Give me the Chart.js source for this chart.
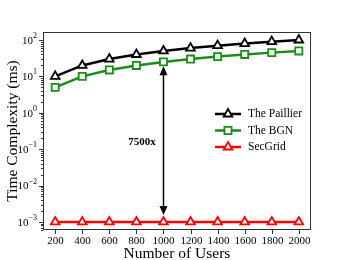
<!DOCTYPE html>
<html>
<head>
<meta charset="utf-8">
<script src="https://cdn.jsdelivr.net/npm/chart.js@4"></script>
<style>
  html, body { margin: 0; padding: 0; background: #fff; }
  #wrap { width: 346px; height: 260px; }
</style>
</head>
<body>
<div id="wrap"><canvas id="c" width="346" height="260"></canvas></div>
<script>
// data
const users = [200, 400, 600, 800, 1000, 1200, 1400, 1600, 1800, 2000];
const paillier = [10, 20, 30, 40, 50, 60, 70, 80, 90, 100];
const bgn = [5, 10, 15, 20, 25, 30, 35, 40, 45, 50];
const secgrid = [0.001, 0.001, 0.001, 0.001, 0.001, 0.001, 0.001, 0.001, 0.001, 0.001];
const yExponents = [-3, -2, -1, 0, 1, 2];
const seriesNames = ["The Paillier", "The BGN", "SecGrid"];

const SERIF = "'Liberation Serif', 'DejaVu Serif', serif";

function pts(vals) {
    return users.map((u, i) => ({ x: u, y: vals[i] }));
}

// axes, ticks, legend and arrow drawn by hand
const decorPlugin = {
    id: "decor",
    afterDatasetsDraw(chart) {
        const ctx = chart.ctx;
        const a = chart.chartArea;
        const xs = chart.scales.x;
        const ys = chart.scales.y;
        ctx.save();

        // frame
        ctx.strokeStyle = "#333";
        ctx.lineWidth = 1;
        ctx.strokeRect(a.left + 0.5, a.top + 0.5, a.right - a.left - 1, a.bottom - a.top - 1);

        // x ticks
        ctx.fillStyle = "#000";
        ctx.font = "11px " + SERIF;
        ctx.textAlign = "center";
        ctx.textBaseline = "top";
        users.forEach(u => {
            const px = Math.round(xs.getPixelForValue(u)) + 0.5;
            ctx.beginPath();
            ctx.moveTo(px, a.bottom);
            ctx.lineTo(px, a.bottom + 4);
            ctx.stroke();
            ctx.fillText(String(u), px, a.bottom + 6);
        });

        // y ticks, major and minor
        for (let e = -4; e <= 2; e++) {
            for (let m = 1; m <= 9; m++) {
                const v = m * Math.pow(10, e);
                if (v < ys.min || v > ys.max) continue;
                const py = Math.round(ys.getPixelForValue(v)) + 0.5;
                ctx.beginPath();
                ctx.moveTo(a.left, py);
                ctx.lineTo(a.left - (m === 1 ? 4 : 2), py);
                ctx.stroke();
            }
        }
        yExponents.forEach(e => {
            const py = ys.getPixelForValue(Math.pow(10, e));
            const sup = e < 0 ? "\u2212" + (-e) : String(e);
            ctx.font = "8px " + SERIF;
            const sw = ctx.measureText(sup).width;
            ctx.textAlign = "right";
            ctx.textBaseline = "middle";
            ctx.fillText(sup, a.left - 6, py - 4);
            ctx.font = "11px " + SERIF;
            ctx.fillText("10", a.left - 6 - sw, py + 1);
        });

        // axis titles
        ctx.font = "15.5px " + SERIF;
        ctx.textAlign = "center";
        ctx.textBaseline = "alphabetic";
        ctx.fillText("Number of Users", (a.left + a.right) / 2, 258);
        ctx.save();
        ctx.translate(17, (a.top + a.bottom) / 2);
        ctx.rotate(-Math.PI / 2);
        ctx.fillText("Time Complexity (ms)", 0, 0);
        ctx.restore();

        // arrow between BGN and SecGrid at 1000 users
        const ax = Math.round(xs.getPixelForValue(1000)) + 0.5;
        const yTop = ys.getPixelForValue(19);
        const yBot = ys.getPixelForValue(0.00155);
        ctx.strokeStyle = "#000";
        ctx.fillStyle = "#000";
        ctx.lineWidth = 1.5;
        ctx.beginPath();
        ctx.moveTo(ax, yTop + 6);
        ctx.lineTo(ax, yBot - 6);
        ctx.stroke();
        [[yTop, 1], [yBot, -1]].forEach(([ty, dir]) => {
            ctx.beginPath();
            ctx.moveTo(ax, ty);
            ctx.lineTo(ax - 4, ty + dir * 9);
            ctx.lineTo(ax + 4, ty + dir * 9);
            ctx.closePath();
            ctx.fill();
        });
        ctx.font = "bold 11px " + SERIF;
        ctx.textAlign = "center";
        ctx.textBaseline = "middle";
        ctx.fillText("7500x", 142, 142);

        // legend
        const ds = chart.data.datasets;
        ds.forEach((d, i) => {
            const ly = 114 + i * 16.5;
            ctx.strokeStyle = d.borderColor;
            ctx.lineWidth = 2.5;
            ctx.beginPath();
            ctx.moveTo(215, ly);
            ctx.lineTo(241, ly);
            ctx.stroke();
            ctx.fillStyle = "#fff";
            ctx.lineWidth = d.pointBorderWidth;
            Chart.helpers.drawPoint(ctx, {
                pointStyle: d.pointStyle,
                radius: d.pointRadius,
                borderWidth: d.pointBorderWidth,
                rotation: 0
            }, 228, ly);
            ctx.fillStyle = "#000";
            ctx.font = "11.5px " + SERIF;
            ctx.textAlign = "left";
            ctx.textBaseline = "middle";
            ctx.fillText(d.label, 248, ly);
        });

        ctx.restore();
    }
};

function series(label, vals, color, style) {
    return {
        label: label,
        data: pts(vals),
        borderColor: color,
        backgroundColor: "#fff",
        borderWidth: 2.5,
        pointStyle: style,
        pointRadius: 5,
        pointBorderWidth: 1.8,
        pointBackgroundColor: "#fff",
        pointBorderColor: color,
        tension: 0
    };
}

new Chart(document.getElementById("c"), {
    type: "line",
    data: {
        datasets: [
            series(seriesNames[0], paillier, "#000000", "triangle"),
            series(seriesNames[1], bgn, "#1a8c1a", "rect"),
            series(seriesNames[2], secgrid, "#ff0000", "triangle")
        ]
    },
    options: {
        responsive: false,
        animation: false,
        layout: { padding: { left: 43, right: 35, top: 32, bottom: 30 } },
        plugins: { legend: { display: false }, tooltip: { enabled: false } },
        scales: {
            x: { type: "linear", min: 110, max: 2090, display: false },
            y: { type: "logarithmic", min: 0.0006, max: 166, display: false }
        }
    },
    plugins: [decorPlugin]
});
</script>
</body>
</html>
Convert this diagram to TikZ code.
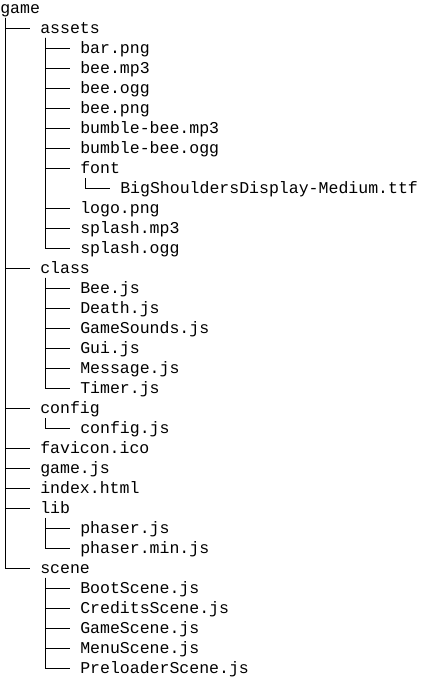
\documentclass[tikz,border=0pt]{standalone}
\usepackage{fontspec}
\setmonofont{Liberation Mono}
\usepackage{tikz}

\tikzset{
  entry/.style={anchor=west, inner sep=0pt, text height=10pt, text depth=2.5pt,
    font=\ttfamily\fontsize{12.4pt}{14pt}\selectfont},
  branch/.style={line width=0.75pt, shorten >=7.5pt},
}

\begin{document}
\begin{tikzpicture}[x=0.75pt, y=-0.75pt]
    \useasboundingbox (0,0) rectangle (427,678);

    % ---------------- ENTRIES ----------------
    \node[entry] (game) at (0,8) {game};

    \node[entry] (assets) at (40,28) {assets};
    \node[entry] (barpng) at (80,48) {bar.png};
    \node[entry] (beemp) at (80,68) {bee.mp3};
    \node[entry] (beeogg) at (80,88) {bee.ogg};
    \node[entry] (beepng) at (80,108) {bee.png};
    \node[entry] (bumblemp) at (80,128) {bumble-bee.mp3};
    \node[entry] (bumbleogg) at (80,148) {bumble-bee.ogg};
    \node[entry] (font) at (80,168) {font};
    \node[entry] (bigshoulders) at (120,188) {BigShouldersDisplay-Medium.ttf};
    \node[entry] (logopng) at (80,208) {logo.png};
    \node[entry] (splashmp) at (80,228) {splash.mp3};
    \node[entry] (splashogg) at (80,248) {splash.ogg};

    \node[entry] (class) at (40,268) {class};
    \node[entry] (beejs) at (80,288) {Bee.js};
    \node[entry] (deathjs) at (80,308) {Death.js};
    \node[entry] (gamesounds) at (80,328) {GameSounds.js};
    \node[entry] (guijs) at (80,348) {Gui.js};
    \node[entry] (messagejs) at (80,368) {Message.js};
    \node[entry] (timerjs) at (80,388) {Timer.js};

    \node[entry] (config) at (40,408) {config};
    \node[entry] (configjs) at (80,428) {config.js};
    \node[entry] (favicon) at (40,448) {favicon.ico};
    \node[entry] (gamejs) at (40,468) {game.js};
    \node[entry] (indexhtml) at (40,488) {index.html};

    \node[entry] (lib) at (40,508) {lib};
    \node[entry] (phaserjs) at (80,528) {phaser.js};
    \node[entry] (phasermin) at (80,548) {phaser.min.js};

    \node[entry] (scene) at (40,568) {scene};
    \node[entry] (bootscene) at (80,588) {BootScene.js};
    \node[entry] (creditsscene) at (80,608) {CreditsScene.js};
    \node[entry] (gamescene) at (80,628) {GameScene.js};
    \node[entry] (menuscene) at (80,648) {MenuScene.js};
    \node[entry] (preloaderscene) at (80,668) {PreloaderScene.js};

    % ---------------- BRANCHES ----------------
    \draw[branch] ([xshift=3.75pt,yshift=-1pt]game.south west) |- (assets.west);
    \draw[branch] ([xshift=3.75pt,yshift=-1pt]game.south west) |- (class.west);
    \draw[branch] ([xshift=3.75pt,yshift=-1pt]game.south west) |- (config.west);
    \draw[branch] ([xshift=3.75pt,yshift=-1pt]game.south west) |- (favicon.west);
    \draw[branch] ([xshift=3.75pt,yshift=-1pt]game.south west) |- (gamejs.west);
    \draw[branch] ([xshift=3.75pt,yshift=-1pt]game.south west) |- (indexhtml.west);
    \draw[branch] ([xshift=3.75pt,yshift=-1pt]game.south west) |- (lib.west);
    \draw[branch] ([xshift=3.75pt,yshift=-1pt]game.south west) |- (scene.west);

    \draw[branch] ([xshift=3.75pt,yshift=-1pt]assets.south west) |- (barpng.west);
    \draw[branch] ([xshift=3.75pt,yshift=-1pt]assets.south west) |- (beemp.west);
    \draw[branch] ([xshift=3.75pt,yshift=-1pt]assets.south west) |- (beeogg.west);
    \draw[branch] ([xshift=3.75pt,yshift=-1pt]assets.south west) |- (beepng.west);
    \draw[branch] ([xshift=3.75pt,yshift=-1pt]assets.south west) |- (bumblemp.west);
    \draw[branch] ([xshift=3.75pt,yshift=-1pt]assets.south west) |- (bumbleogg.west);
    \draw[branch] ([xshift=3.75pt,yshift=-1pt]assets.south west) |- (font.west);
    \draw[branch] ([xshift=3.75pt,yshift=-1pt]assets.south west) |- (logopng.west);
    \draw[branch] ([xshift=3.75pt,yshift=-1pt]assets.south west) |- (splashmp.west);
    \draw[branch] ([xshift=3.75pt,yshift=-1pt]assets.south west) |- (splashogg.west);
    \draw[branch] ([xshift=3.75pt,yshift=-1pt]font.south west) |- (bigshoulders.west);

    \draw[branch] ([xshift=3.75pt,yshift=-1pt]class.south west) |- (beejs.west);
    \draw[branch] ([xshift=3.75pt,yshift=-1pt]class.south west) |- (deathjs.west);
    \draw[branch] ([xshift=3.75pt,yshift=-1pt]class.south west) |- (gamesounds.west);
    \draw[branch] ([xshift=3.75pt,yshift=-1pt]class.south west) |- (guijs.west);
    \draw[branch] ([xshift=3.75pt,yshift=-1pt]class.south west) |- (messagejs.west);
    \draw[branch] ([xshift=3.75pt,yshift=-1pt]class.south west) |- (timerjs.west);

    \draw[branch] ([xshift=3.75pt,yshift=-1pt]config.south west) |- (configjs.west);

    \draw[branch] ([xshift=3.75pt,yshift=-1pt]lib.south west) |- (phaserjs.west);
    \draw[branch] ([xshift=3.75pt,yshift=-1pt]lib.south west) |- (phasermin.west);

    \draw[branch] ([xshift=3.75pt,yshift=-1pt]scene.south west) |- (bootscene.west);
    \draw[branch] ([xshift=3.75pt,yshift=-1pt]scene.south west) |- (creditsscene.west);
    \draw[branch] ([xshift=3.75pt,yshift=-1pt]scene.south west) |- (gamescene.west);
    \draw[branch] ([xshift=3.75pt,yshift=-1pt]scene.south west) |- (menuscene.west);
    \draw[branch] ([xshift=3.75pt,yshift=-1pt]scene.south west) |- (preloaderscene.west);
\end{tikzpicture}
\end{document}
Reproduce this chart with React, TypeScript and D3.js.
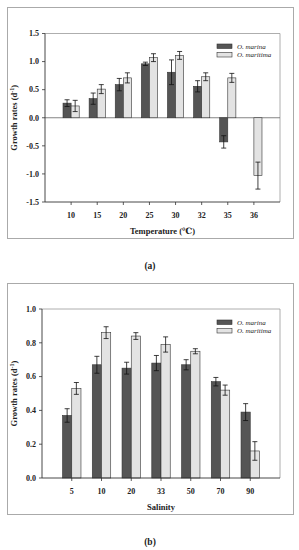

* TASK PROMPT
From the first line above through the line containing "ctx.strokeRect(a.left + 0.5, a.top", copy everything exactly, without the pictures.

* FULL OUTPUT
Give me the Chart.js source for this chart.
<!DOCTYPE html>
<html>
<head>
<meta charset="utf-8">
<script src="https://cdn.jsdelivr.net/npm/chart.js@4"></script>
<style>
  html, body { margin: 0; padding: 0; background: #fff; }
  #wrap { width: 346px; height: 260px; }
</style>
</head>
<body>
<div id="wrap"><canvas id="c" width="346" height="260"></canvas></div>
<script>
// data
const users = [200, 400, 600, 800, 1000, 1200, 1400, 1600, 1800, 2000];
const paillier = [10, 20, 30, 40, 50, 60, 70, 80, 90, 100];
const bgn = [5, 10, 15, 20, 25, 30, 35, 40, 45, 50];
const secgrid = [0.001, 0.001, 0.001, 0.001, 0.001, 0.001, 0.001, 0.001, 0.001, 0.001];
const yExponents = [-3, -2, -1, 0, 1, 2];
const seriesNames = ["The Paillier", "The BGN", "SecGrid"];

const SERIF = "'Liberation Serif', 'DejaVu Serif', serif";

function pts(vals) {
    return users.map((u, i) => ({ x: u, y: vals[i] }));
}

// axes, ticks, legend and arrow drawn by hand
const decorPlugin = {
    id: "decor",
    afterDatasetsDraw(chart) {
        const ctx = chart.ctx;
        const a = chart.chartArea;
        const xs = chart.scales.x;
        const ys = chart.scales.y;
        ctx.save();

        // frame
        ctx.strokeStyle = "#333";
        ctx.lineWidth = 1;
        ctx.strokeRect(a.left + 0.5, a.top + 0.5, a.right - a.left - 1, a.bottom - a.top - 1);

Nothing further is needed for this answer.